Would you like to give any advice to soon-to-be expatriates in India?

Come with no expectations! Pack an open-mind and a determination to love India and you will! Fermina Daza, one of the main characters from “Love in A time of Cholera” by Gabriel García Márquez says, “I decide before I experience something that I will be happy and so I am. If I don't decide this, then I may be unhappy.” I read this as I was moving to India and I keep it in mind always. It is your mindset that will decide how content you are. Don't be one of those people always looking for the negatives and, therefore in the process, not having time to see the positives.

My last bit of advice is – you will have awful moments that make you sad, angry, frustrated or any other negative emotion you can imagine – they will pass and don't allow yourself to lose sight of why you came here and all the good opportunities you are having. Just have a bad moment, day, week and move on.

What are your plans for the future?

Plans! That became a conversation almost immediately upon arrival as it seems to do for most expats. We have no plans – no that is a lie! We have hundreds of plans, but which will work out – who knows!

The easiest plan is to go back to the UK and return to our old lives! I don't want that plan! It may have to be an intermediate step before we move on elsewhere, but I don't want to do it long-term.

So where else – it depends on where the work is, but we are considering Australia, New Zealand, Southern California, Sweden, Germany, Italy, Belgium, Singapore or maybe even Shanghai! I think we have the attitude that where the job comes up is where we will go!
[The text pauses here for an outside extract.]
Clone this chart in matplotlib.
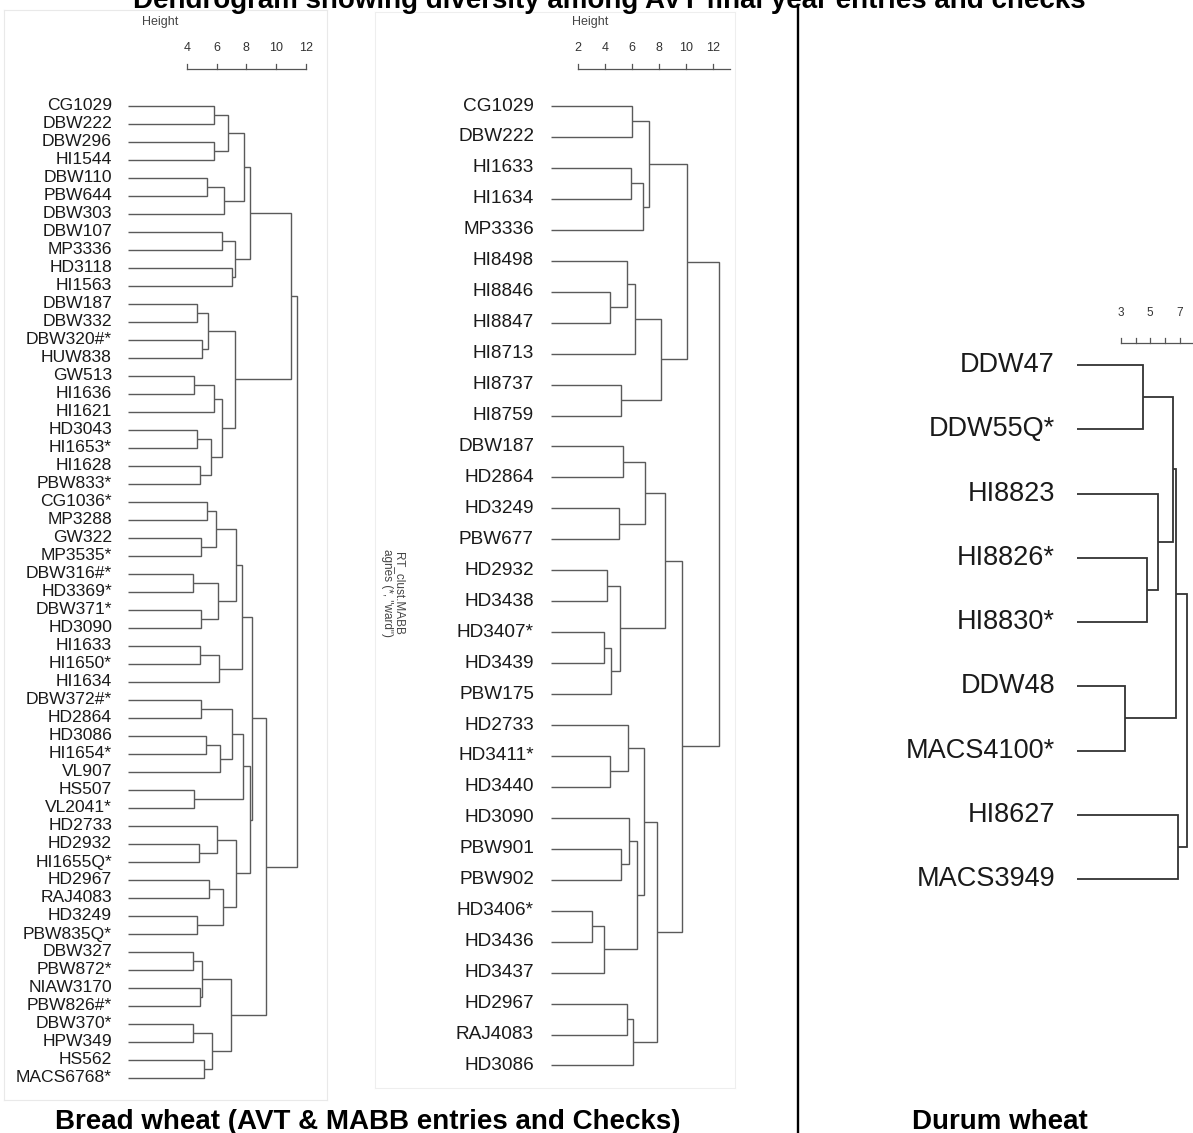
import matplotlib
matplotlib.use("Agg")
import matplotlib.pyplot as plt
from matplotlib.lines import Line2D

plt.rcParams['font.family'] = ['Liberation Sans', 'DejaVu Sans']

W, H = 1193, 1133
DPI = 100

# ---------------- data ----------------
TITLE = "Dendrogram showing diversity among AVT final year entries and checks"
CAPTION_BREAD = "Bread wheat (AVT & MABB entries and Checks)"
CAPTION_DURUM = "Durum wheat"
MABB_NOTE = 'RT_clust.MABB\nagnes (*, "ward")'

# Panel 1: AVT bread wheat entries (leaf order top to bottom)
AVT_LEAVES = ["CG1029", "DBW222", "DBW296", "HI1544", "DBW110", "PBW644", "DBW303",
              "DBW107", "MP3336", "HD3118", "HI1563", "DBW187", "DBW332", "DBW320#*",
              "HUW838", "GW513", "HI1636", "HI1621", "HD3043", "HI1653*", "HI1628",
              "PBW833*", "CG1036*", "MP3288", "GW322", "MP3535*", "DBW316#*", "HD3369*",
              "DBW371*", "HD3090", "HI1633", "HI1650*", "HI1634", "DBW372#*", "HD2864",
              "HD3086", "HI1654*", "VL907", "HS507", "VL2041*", "HD2733", "HD2932",
              "HI1655Q*", "HD2967", "RAJ4083", "HD3249", "PBW835Q*", "DBW327", "PBW872*",
              "NIAW3170", "PBW826#*", "DBW370*", "HPW349", "HS562", "MACS6768*"]
# merges: (left, right, height); str = leaf, int = earlier merge number (1-based)
AVT_MERGES = [
    ("CG1029", "DBW222", 5.83), ("DBW296", "HI1544", 5.83), (1, 2, 6.73),
    ("DBW110", "PBW644", 5.34), (4, "DBW303", 6.51), (3, 5, 7.86),
    ("DBW107", "MP3336", 6.33), ("HD3118", "HI1563", 7.00), (7, 8, 7.23),
    (6, 9, 8.24),
    ("DBW187", "DBW332", 4.64), ("DBW320#*", "HUW838", 5.00), (11, 12, 5.43),
    ("GW513", "HI1636", 4.48), (14, "HI1621", 5.83),
    ("HD3043", "HI1653*", 4.64), ("HI1628", "PBW833*", 4.86), (16, 17, 5.59),
    (15, 18, 6.33), (13, 19, 7.23),
    (10, 20, 11.0),
    ("CG1036*", "MP3288", 5.36), ("GW322", "MP3535*", 4.95), (22, 23, 5.95),
    ("DBW316#*", "HD3369*", 4.41), ("DBW371*", "HD3090", 4.95), (25, 26, 6.10),
    (24, 27, 7.30),
    ("HI1633", "HI1650*", 4.86), (29, "HI1634", 6.17), (28, 30, 7.72),
    ("DBW372#*", "HD2864", 4.95), ("HD3086", "HI1654*", 5.25), (33, "VL907", 6.22),
    (32, 34, 7.00), ("HS507", "VL2041*", 4.48), (35, 36, 7.80),
    ("HD2932", "HI1655Q*", 4.82), ("HD2733", 38, 5.99),
    ("HD2967", "RAJ4083", 5.50), ("HD3249", "PBW835Q*", 4.64), (40, 41, 6.44),
    (39, 42, 7.30), (37, 43, 8.24), (31, 44, 8.36),
    ("DBW327", "PBW872*", 4.41), ("NIAW3170", "PBW826#*", 4.86), (46, 47, 5.00),
    ("DBW370*", "HPW349", 4.41), ("HS562", "MACS6768*", 5.14), (49, 50, 5.68),
    (48, 51, 6.96), (45, 52, 9.30),
    (21, 53, 11.4),
]
AVT_TICKS = [4, 6, 8, 10, 12]

# Panel 2: MABB entries and checks
MABB_LEAVES = ["CG1029", "DBW222", "HI1633", "HI1634", "MP3336", "HI8498", "HI8846",
               "HI8847", "HI8713", "HI8737", "HI8759", "DBW187", "HD2864", "HD3249",
               "PBW677", "HD2932", "HD3438", "HD3407*", "HD3439", "PBW175", "HD2733",
               "HD3411*", "HD3440", "HD3090", "PBW901", "PBW902", "HD3406*", "HD3436",
               "HD3437", "HD2967", "RAJ4083", "HD3086"]
MABB_MERGES = [
    ("CG1029", "DBW222", 5.97), ("HI1633", "HI1634", 5.92), (2, "MP3336", 6.79),
    (1, 3, 7.25),
    ("HI8846", "HI8847", 4.33), ("HI8498", 5, 5.65), (6, "HI8713", 6.22),
    ("HI8737", "HI8759", 5.17), (7, 8, 8.12), (4, 9, 10.06),
    ("DBW187", "HD2864", 5.32), ("HD3249", "PBW677", 5.03), (11, 12, 6.98),
    ("HD2932", "HD3438", 4.11), ("HD3407*", "HD3439", 3.89), (15, "PBW175", 4.46),
    (14, 16, 5.10), (13, 17, 8.47),
    ("HD3411*", "HD3440", 4.33), ("HD2733", 19, 5.67),
    ("PBW901", "PBW902", 5.20), ("HD3090", 21, 5.77),
    ("HD3406*", "HD3436", 3.04), (23, "HD3437", 3.89), (22, 24, 6.39),
    (20, 25, 6.88),
    ("HD2967", "RAJ4083", 5.60), (27, "HD3086", 6.09), (26, 28, 7.88),
    (18, 29, 9.73), (10, 30, 12.49),
]
MABB_TICKS = [2, 4, 6, 8, 10, 12]

# Panel 3: durum wheat
DURUM_LEAVES = ["DDW47", "DDW55Q*", "HI8823", "HI8826*", "HI8830*", "DDW48",
                "MACS4100*", "HI8627", "MACS3949"]
DURUM_MERGES = [
    ("DDW47", "DDW55Q*", 4.53), ("HI8826*", "HI8830*", 4.76), ("HI8823", 2, 5.55),
    (1, 3, 6.57), ("DDW48", "MACS4100*", 3.28), (4, 5, 6.76),
    ("HI8627", "MACS3949", 6.91), (6, 7, 7.49),
]
DURUM_TICKS = [3, 4, 5, 6, 7, 8, 9]
DURUM_TICK_LABELS = [3, 5, 7]

# ---------------- drawing ----------------
fig = plt.figure(figsize=(W / DPI, H / DPI), dpi=DPI)


class Panel:
    def __init__(self, box, x0, xs, y0, ys, frame=None):
        l, t, r, b = box
        self.x0, self.xs, self.y0, self.ys = x0, xs, y0, ys
        ax = fig.add_axes([l / W, 1 - b / H, (r - l) / W, (b - t) / H])
        ax.set_xlim((l - x0) / xs, (r - x0) / xs)
        ax.set_ylim((b - y0) / ys, (t - y0) / ys)
        ax.set_xticks([])
        ax.set_yticks([])
        for sp in ax.spines.values():
            if frame:
                sp.set_color(frame)
                sp.set_linewidth(0.8)
            else:
                sp.set_visible(False)
        ax.patch.set_alpha(0)
        self.ax = ax

    def dx(self, px):
        return (px - self.x0) / self.xs

    def dy(self, py):
        return (py - self.y0) / self.ys


def draw_tree(p, leaves, merges, label_px, fs, color, lw, label_color="#1a1a1a"):
    ax = p.ax
    pos = {name: (float(i), 0.0) for i, name in enumerate(leaves)}
    nodes = []

    def get(k):
        return pos[k] if isinstance(k, str) else nodes[k - 1]

    for a, b, h in merges:
        ya, ha = get(a)
        yb, hb = get(b)
        ax.plot([ha, h, h, hb], [ya, ya, yb, yb], color=color, lw=lw,
                solid_joinstyle="miter", solid_capstyle="butt", clip_on=False)
        nodes.append(((ya + yb) / 2.0, h))

    lx = p.dx(label_px)
    for i, name in enumerate(leaves):
        ax.text(lx, i, name, ha="right", va="center", fontsize=fs,
                color=label_color, clip_on=False)


def draw_scale(p, ticks, labels, x_end, bar_px, tick_len_px, label_px, fs,
               height_label=None, color="#555555"):
    ax = p.ax
    yb = p.dy(bar_px)
    yt = p.dy(bar_px - tick_len_px)
    ax.plot([ticks[0], x_end], [yb, yb], color=color, lw=0.9, clip_on=False)
    for t in ticks:
        ax.plot([t, t], [yb, yt], color=color, lw=0.9, clip_on=False)
    for t in labels:
        ax.text(t, p.dy(label_px), str(t), ha="center", va="center", fontsize=fs,
                color="#333333", clip_on=False)
    if height_label:
        hx, hy = height_label
        ax.text(p.dx(hx), p.dy(hy), "Height", ha="center", va="center",
                fontsize=9, color="#444444", clip_on=False)


# Panel 1
p1 = Panel((4, 10, 327, 1100), x0=128, xs=14.8, y0=106, ys=18.0, frame="#e9e9e9")
draw_tree(p1, AVT_LEAVES, AVT_MERGES, label_px=112, fs=12.6, color="#5a5a5a", lw=1.0)
draw_scale(p1, AVT_TICKS, AVT_TICKS, AVT_TICKS[-1], bar_px=69, tick_len_px=5,
           label_px=48, fs=9, height_label=(160, 22))

# Panel 2
p2 = Panel((375, 12, 735, 1088), x0=551.4, xs=13.45, y0=106, ys=30.95, frame="#eeeeee")
draw_tree(p2, MABB_LEAVES, MABB_MERGES, label_px=534, fs=13.7, color="#5a5a5a", lw=1.0)
draw_scale(p2, MABB_TICKS, MABB_TICKS, 13.28, bar_px=69, tick_len_px=5,
           label_px=48, fs=9, height_label=(590, 22))
p2.ax.text(p2.dx(393), p2.dy(593), MABB_NOTE, rotation=-90, ha="center", va="center",
           fontsize=8.5, color="#444444", linespacing=1.0, clip_on=False)

# Panel 3
p3 = Panel((880, 280, 1210, 920), x0=1077, xs=14.65, y0=365, ys=64.25)
draw_tree(p3, DURUM_LEAVES, DURUM_MERGES, label_px=1055, fs=19.5, color="#333333", lw=1.3)
draw_scale(p3, DURUM_TICKS, DURUM_TICK_LABELS, 10.5, bar_px=343, tick_len_px=5,
           label_px=313, fs=8.5)

# divider line
fig.add_artist(Line2D([797.8 / W, 797.8 / W], [1 - 7 / H, 0], transform=fig.transFigure,
                      color="black", lw=1.7))

# title (partly cut by the top edge, as in the reference) and captions
fig.text(609 / W, 1 - 8 / H, TITLE, ha="center", va="baseline", fontsize=20,
         fontweight="bold", color="black")
fig.text(367.5 / W, 1 - 1129 / H, CAPTION_BREAD, ha="center", va="baseline",
         fontsize=20, fontweight="bold", color="black")
fig.text(1000 / W, 1 - 1129 / H, CAPTION_DURUM, ha="center", va="baseline",
         fontsize=20, fontweight="bold", color="black")

fig.savefig("out.png", dpi=DPI)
Work wise change is definitely afoot for me. I won't stay in teaching, so what will I do? I'd love to somehow combine my love of writing, interacting with people and my management skills. Perhaps, project management of some kind. Ideally. I'd like to work within a non-profit environment and some form of educational development charity would be really interesting. It's scary not knowing what might happen next, but every closed door leads to another one opening somewhere else – sometimes, you just don't know what will be on the other side of this new door!